After you have registered for Self Assessment HMRC will send you your UTR in the post (aren’t they adorable?), and you will need it to submit subsequent Self Assessments, so keep a record of it!

Do I have to register every year?

No! Once you are registered you will be reminded to submit a Self Assessment every year until you inform HMRC you no longer need to complete one. This could be because you return to full-time employment, move abroad etc. etc.

Bear in mind if you inform HMRC you no longer need to complete a Self Assessment, but further down the road end up in a situation where you need to start filing personal tax again you will have to re-register, and get a new UTR.

Go back to the Self Assessment Guide

Go to Part 2: Keeping proper records

Photo by Steve Snodgrass

  • Rosie Slosek @1ManBandAccts

    Brilliant post.
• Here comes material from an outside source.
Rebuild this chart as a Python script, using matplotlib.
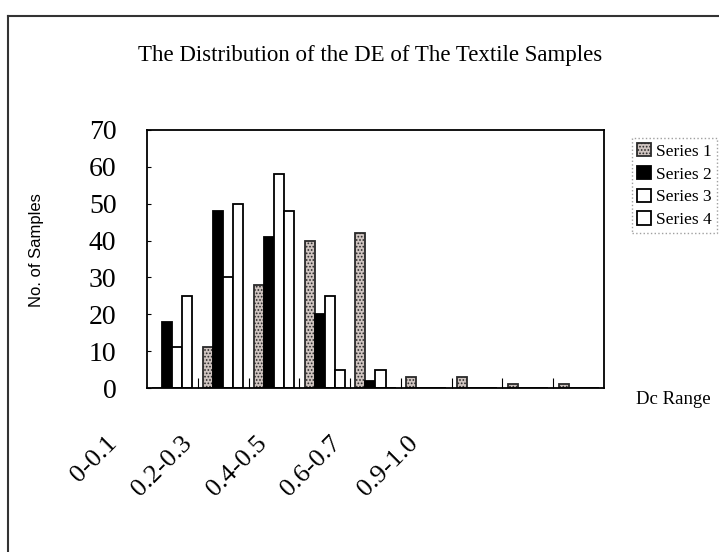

I’d remind people to really get on with it if you need to register for Self Assessment Online as the waiting time is several weeks, and it’ll get longer the closer we get to the deadline.

  • Alice Tucker

    I just started out as a freelancer (writing) in May. I am not currently earning much money but i am keeping records etc of what I do earn. I have kind of been avoiding looking into tax because it confuses the hell out of me! It was only when I got a letter through from the student loans company earlier in the week asking for my updated info that I realised that I really need to start looking into it. Under the self-employed section of the student loans form it mentions a unique tax payer reference. Please excuse my ignorance, but can I apply for this now having only been self employed since may?